British businessman (born 1959)

Christopher Nigel Banks CBE (born 1959) is a British businessman.

He graduated from Birmingham University with a BA degree in Latin and French 1980. He graduated from Aston University with an MBA degree in 1981.

In his business career, Banks had marketing and general management roles with Grand Metropolitan (now Diageo), Allied Domecq, HP Bulmer and Mars. He was Managing Director of Coca-Cola Great Britain from 1997 to 2001. In 2004, he was named Ernst & Young Entrepreneur of the Year (Consumer Products, London).

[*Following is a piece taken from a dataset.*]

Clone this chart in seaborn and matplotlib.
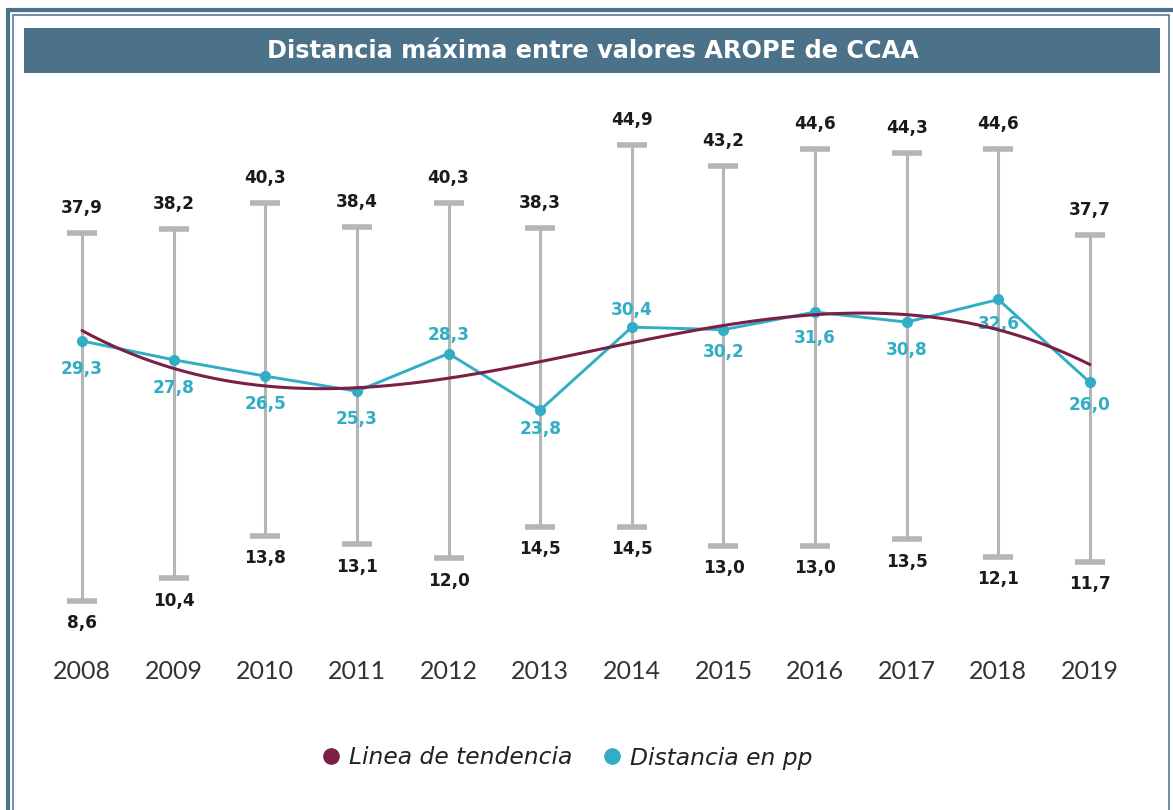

In public life, he was Chairman of the Learning and Skills Council, Deputy Chair of the National Employment Panel, and a Commissioner for Women and Work. He is a founder of the Independent College Partnership. In 2011, he completed an independent review into fees and co-funding in Further Education. He is the Chair of the Public Chairs’ Forum (PCF). He is Chair of Directgov. He is the Deputy Pro-Chancellor of Birmingham University.

Banks was appointed a Commander of the Order of the British Empire (CBE) in 2003 for services to young people and the unemployed.

He was awarded the honorary degree of Doctor of the University (DUniv) by the University of Birmingham in 2012.